Basically, the book as outlined only had enough content for the shorter book. And it wasn’t workable to do it as a paperback (my guess on the translation of this is that the profit margin is slimmer on a $30 paperback than a $40 hardcover, and you don’t generate nearly enough extra sales to make up for it). And it turns out that it isn’t really any cheaper to print 299-page books than 256-page books. So, $40 200-page book.

Of course, it turns out that I forgot that my problem with FFG was that they had dropped the page counts on their $40 books all the way down to 144, and Book of Air still has way more than that. I was always fine with $30 192-page D&D 3.5 books, and given considerations of time passing and a much smaller print run, the price point on Book of Air is still just fine. So, sorry about that, Shawn.

Opinions/Judgment Calls

There’s a reason why this stopped at 200 pages – even at the shorter page count, it’s stretching things at times. For example, the Fortunes of the morning dew, the seashore, the ocean, and fire/thunder are in the Book of Air? I’m assuming that doesn’t mean they won’t be repeated in other books in the Elemental Series, but tossing them in this one seemed incongruous. I agree that they couldn’t have stretched this concept out to a longer page count without adding entire new sections.

The utility of the fluff was more up and down than usual – the more conceptual nature of the book lends itself to a higher portion of vague philosophical content (going through the book again in writing this review made it clear there was a lot less vague fluff than I recalled, however.). How the Scorpion Clan goes about its business is concretely useful – why this exemplifies the Ring of Air is a bit harder to apply in-game. The book was better when it focused on narrower groups within the Clans (which was a lot more of the time) and what they did – this is how the Kitsu Spirit Legion works, here’s a description of a palace, check out this cool dueling dojo.

Top fluff sections:

–          Background on iaijutsu dueling – famous duels, social conventions of dueling, dojo, protocol, etc.; pretty much all of it was a good read and will come up in games

–          Winds of the Court generally – It’s pretty much the sweet spot for Air, and so didn’t feel at all diluted.

–          The extensive look at the Keeper of Air and Book of Air.

–          Origin fable for Emma-O

–          Toku Irui – because “vapid clotheshorse” is about the funniest phrase ever in an L5R RPG book

–          Kurogane-Hana generally was pretty nifty as a source of ideas, even if you don’t just use it whole-cloth.

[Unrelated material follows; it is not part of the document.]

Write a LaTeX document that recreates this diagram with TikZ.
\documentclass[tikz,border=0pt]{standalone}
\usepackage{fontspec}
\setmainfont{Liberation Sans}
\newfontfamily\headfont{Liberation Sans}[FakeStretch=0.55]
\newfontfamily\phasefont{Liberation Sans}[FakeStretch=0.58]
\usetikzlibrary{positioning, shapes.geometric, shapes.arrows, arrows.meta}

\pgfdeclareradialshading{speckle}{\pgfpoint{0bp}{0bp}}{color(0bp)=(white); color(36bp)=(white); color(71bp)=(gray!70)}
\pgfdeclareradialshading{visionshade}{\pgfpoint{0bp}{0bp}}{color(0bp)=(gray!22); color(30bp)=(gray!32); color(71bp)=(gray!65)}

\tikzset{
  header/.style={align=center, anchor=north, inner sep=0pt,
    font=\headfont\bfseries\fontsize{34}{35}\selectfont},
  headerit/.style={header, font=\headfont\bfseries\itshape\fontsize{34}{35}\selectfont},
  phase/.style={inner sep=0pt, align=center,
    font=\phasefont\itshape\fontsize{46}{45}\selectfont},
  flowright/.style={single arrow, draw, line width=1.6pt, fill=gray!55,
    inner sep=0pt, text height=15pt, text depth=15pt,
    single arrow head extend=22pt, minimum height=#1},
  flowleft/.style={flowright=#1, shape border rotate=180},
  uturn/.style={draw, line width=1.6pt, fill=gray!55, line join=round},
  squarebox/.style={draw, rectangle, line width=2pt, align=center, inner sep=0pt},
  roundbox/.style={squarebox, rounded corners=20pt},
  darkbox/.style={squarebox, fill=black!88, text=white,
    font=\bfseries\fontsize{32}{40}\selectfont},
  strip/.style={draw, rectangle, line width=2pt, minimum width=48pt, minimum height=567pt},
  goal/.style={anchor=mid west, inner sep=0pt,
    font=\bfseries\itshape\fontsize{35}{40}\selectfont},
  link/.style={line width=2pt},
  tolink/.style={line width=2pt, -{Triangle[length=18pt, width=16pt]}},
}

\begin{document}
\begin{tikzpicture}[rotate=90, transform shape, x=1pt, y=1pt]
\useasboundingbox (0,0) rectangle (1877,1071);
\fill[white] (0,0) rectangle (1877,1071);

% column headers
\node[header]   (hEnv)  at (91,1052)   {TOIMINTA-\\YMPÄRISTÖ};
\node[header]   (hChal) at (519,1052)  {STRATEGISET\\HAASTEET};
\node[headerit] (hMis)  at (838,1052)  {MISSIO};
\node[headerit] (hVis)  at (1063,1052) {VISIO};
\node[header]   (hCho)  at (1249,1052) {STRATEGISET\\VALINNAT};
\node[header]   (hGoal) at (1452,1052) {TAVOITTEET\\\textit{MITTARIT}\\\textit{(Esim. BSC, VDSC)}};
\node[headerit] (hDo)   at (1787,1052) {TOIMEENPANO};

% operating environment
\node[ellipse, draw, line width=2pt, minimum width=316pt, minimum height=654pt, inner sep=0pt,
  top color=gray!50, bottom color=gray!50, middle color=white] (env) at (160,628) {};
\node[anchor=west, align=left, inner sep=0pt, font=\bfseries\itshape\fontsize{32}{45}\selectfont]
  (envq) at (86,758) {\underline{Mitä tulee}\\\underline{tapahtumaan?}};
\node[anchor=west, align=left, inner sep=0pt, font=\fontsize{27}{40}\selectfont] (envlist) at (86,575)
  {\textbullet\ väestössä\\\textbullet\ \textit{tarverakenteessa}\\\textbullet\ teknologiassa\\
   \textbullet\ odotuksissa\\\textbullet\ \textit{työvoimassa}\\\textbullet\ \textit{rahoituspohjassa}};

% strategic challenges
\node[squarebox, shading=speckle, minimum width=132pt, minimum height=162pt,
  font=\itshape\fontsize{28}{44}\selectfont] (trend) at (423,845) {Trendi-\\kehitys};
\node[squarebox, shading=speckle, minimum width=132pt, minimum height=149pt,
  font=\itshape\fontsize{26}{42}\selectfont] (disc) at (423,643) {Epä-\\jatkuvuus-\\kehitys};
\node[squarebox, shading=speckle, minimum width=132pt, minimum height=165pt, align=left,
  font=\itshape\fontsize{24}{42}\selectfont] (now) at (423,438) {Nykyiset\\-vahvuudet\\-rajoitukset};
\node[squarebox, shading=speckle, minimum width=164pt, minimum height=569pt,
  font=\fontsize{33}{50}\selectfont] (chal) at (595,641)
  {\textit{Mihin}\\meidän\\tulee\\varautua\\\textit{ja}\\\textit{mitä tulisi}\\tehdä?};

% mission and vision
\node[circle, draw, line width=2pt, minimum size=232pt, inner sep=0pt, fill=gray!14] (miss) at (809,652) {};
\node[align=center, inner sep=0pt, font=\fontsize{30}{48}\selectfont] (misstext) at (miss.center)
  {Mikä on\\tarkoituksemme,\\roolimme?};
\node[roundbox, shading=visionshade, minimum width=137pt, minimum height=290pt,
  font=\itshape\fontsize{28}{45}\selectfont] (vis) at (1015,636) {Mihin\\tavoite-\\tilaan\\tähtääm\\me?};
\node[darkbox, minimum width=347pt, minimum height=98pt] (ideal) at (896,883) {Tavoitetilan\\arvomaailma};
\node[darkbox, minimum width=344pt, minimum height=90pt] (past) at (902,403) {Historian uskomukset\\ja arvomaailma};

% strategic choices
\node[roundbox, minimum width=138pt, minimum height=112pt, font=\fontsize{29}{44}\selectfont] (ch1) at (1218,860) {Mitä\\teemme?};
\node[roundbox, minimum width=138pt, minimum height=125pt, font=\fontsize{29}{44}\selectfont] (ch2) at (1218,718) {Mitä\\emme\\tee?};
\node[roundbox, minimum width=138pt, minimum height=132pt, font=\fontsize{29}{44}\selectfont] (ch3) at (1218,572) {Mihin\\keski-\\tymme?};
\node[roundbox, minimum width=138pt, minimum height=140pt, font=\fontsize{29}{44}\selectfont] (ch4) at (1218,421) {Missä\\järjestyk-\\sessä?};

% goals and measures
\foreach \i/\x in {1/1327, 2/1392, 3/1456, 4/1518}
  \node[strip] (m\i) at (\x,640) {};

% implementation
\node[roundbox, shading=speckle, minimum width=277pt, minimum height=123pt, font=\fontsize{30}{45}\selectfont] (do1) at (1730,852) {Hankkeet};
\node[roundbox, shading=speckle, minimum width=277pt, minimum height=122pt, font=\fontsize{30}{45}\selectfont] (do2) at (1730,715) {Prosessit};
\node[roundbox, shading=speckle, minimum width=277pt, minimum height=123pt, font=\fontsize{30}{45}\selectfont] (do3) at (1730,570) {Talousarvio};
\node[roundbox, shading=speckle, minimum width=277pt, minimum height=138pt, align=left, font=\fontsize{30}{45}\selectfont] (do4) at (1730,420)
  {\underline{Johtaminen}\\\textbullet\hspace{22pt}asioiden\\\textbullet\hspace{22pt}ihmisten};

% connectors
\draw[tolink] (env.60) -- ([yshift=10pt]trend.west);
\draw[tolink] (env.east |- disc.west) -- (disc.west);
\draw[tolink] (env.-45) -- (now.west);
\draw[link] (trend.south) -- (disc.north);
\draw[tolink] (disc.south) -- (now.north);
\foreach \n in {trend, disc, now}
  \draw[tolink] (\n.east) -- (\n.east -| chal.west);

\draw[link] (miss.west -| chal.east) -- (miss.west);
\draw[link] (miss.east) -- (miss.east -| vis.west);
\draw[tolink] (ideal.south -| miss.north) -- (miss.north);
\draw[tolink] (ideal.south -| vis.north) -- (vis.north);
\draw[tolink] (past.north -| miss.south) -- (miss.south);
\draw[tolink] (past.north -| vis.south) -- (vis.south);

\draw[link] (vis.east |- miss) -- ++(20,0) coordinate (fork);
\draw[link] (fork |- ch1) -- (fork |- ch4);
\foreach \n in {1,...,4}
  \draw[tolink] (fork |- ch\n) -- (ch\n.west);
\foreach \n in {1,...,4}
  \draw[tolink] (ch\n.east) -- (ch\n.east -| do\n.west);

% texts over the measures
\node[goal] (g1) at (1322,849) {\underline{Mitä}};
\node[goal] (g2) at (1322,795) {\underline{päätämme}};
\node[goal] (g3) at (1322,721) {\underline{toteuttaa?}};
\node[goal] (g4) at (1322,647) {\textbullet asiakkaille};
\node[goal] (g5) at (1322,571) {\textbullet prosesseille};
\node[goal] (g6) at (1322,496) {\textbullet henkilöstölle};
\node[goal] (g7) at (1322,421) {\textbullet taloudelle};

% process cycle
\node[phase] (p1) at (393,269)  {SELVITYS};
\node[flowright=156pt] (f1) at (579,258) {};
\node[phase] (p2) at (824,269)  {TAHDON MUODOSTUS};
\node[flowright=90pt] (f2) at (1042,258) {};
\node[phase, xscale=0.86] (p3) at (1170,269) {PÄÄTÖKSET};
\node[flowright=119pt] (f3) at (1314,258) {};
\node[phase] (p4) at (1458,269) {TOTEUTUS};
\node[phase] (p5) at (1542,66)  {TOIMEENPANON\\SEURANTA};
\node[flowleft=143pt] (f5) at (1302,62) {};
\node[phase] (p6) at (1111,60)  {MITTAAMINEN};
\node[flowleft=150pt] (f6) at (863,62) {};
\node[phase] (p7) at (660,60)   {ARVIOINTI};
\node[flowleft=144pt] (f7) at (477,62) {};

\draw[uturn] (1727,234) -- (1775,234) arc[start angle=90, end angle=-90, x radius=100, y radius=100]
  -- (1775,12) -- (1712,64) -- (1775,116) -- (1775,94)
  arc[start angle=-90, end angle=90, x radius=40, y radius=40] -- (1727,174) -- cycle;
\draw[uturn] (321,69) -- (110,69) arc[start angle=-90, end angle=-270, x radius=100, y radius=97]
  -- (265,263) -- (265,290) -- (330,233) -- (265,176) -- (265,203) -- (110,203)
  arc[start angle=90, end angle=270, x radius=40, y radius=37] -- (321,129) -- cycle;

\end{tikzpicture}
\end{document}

Things I Could Have Done Without:

–          the eight steps of how to draw your bow

–          what it means when something is elementally imbalanced, which I found both boring and useless

–          no map/picture of Kyuden Kurogane-Hana – I don’t want a floor plan of the rooms, but the description of how everything is arranged outside is very unique, and I was having a hard time picturing it without one

–          the total fail on the creatures section, since there’s so much missing you have to go look it up online

–          A seeming increase in editing goofs, like the random sentence break in the middle of the Unicorn Archer description (and, of course, the critter problems); the writing and graphics were great as always, but the editing seemed off (bonus points for not pointing out all of the errors I’ve surely made in this review)

I haven’t made up my mind yet, but I’m leaning towards saying it was a good call to put all the mechanics in one place. It’s nicer when just reading the book to have the mechanics for a school follow the fluff, but I think that later on when playing it’ll be much handier to have all the crunch in one place.

So, should you buy it? If you’re a regular L5R player, I’d say go for it. It’s not as good as the prior 4E material, but it’s still quite nice. If you’re just getting into L5R, however, I’d have to steer you elsewhere – all of the prior 4E books are clearly more important to have, both for the fluff and the mechanics (unless you need an awful lot more Air spells, I guess). The content in The Book of Air is interesting, but it’s more specialized.

3 thoughts on “Review – The Book of Air (L5R RPG)

  1. Update: I sat down last night to look at options for making a character, and had to root all over the place in The Great Clans for mechanical stuff. I am now firmly in favor of sticking all the crunch in one place.

    1. Hear hear! As cool, fluff-wise, as it was to have the chunk-o-crunch at the end of each chapter to call out things that were mentioned in the fluff previously in the chapter, it’s incredibly annoying when you have to break in the middle of a game to look up a mechanic, remember which book it’s in, remember which chapter it’s in, re-remember which chapter it might actually be in, remember that it’s not actually IN that book, after looking through several chapters, etc… many of my L5R games have been about an hour longer (or shorter, depending on you look at it) than they should’ve been due to having to break to look up mechanics for things we weren’t familiar with. With everything in one place, it cuts down on a lot of that.

      Shadowrun is fairly notorious for having its mechanics stuffed in hundreds of places throughout their books, most of which make no sense, which makes it very difficult to figure out how anything works mechanically… to the point that I generally tell people that Shadowrun would be a great roleplaying system if not for the system. L5R’s supplements (and, to a lesser extent, the core rulebook… probably just in my mind, because I keep expecting to find Spells and Kihos in different places than I actually find them for some reason) lean a little too far in that direction, but Book of Air is definitely a positive step toward reining that in.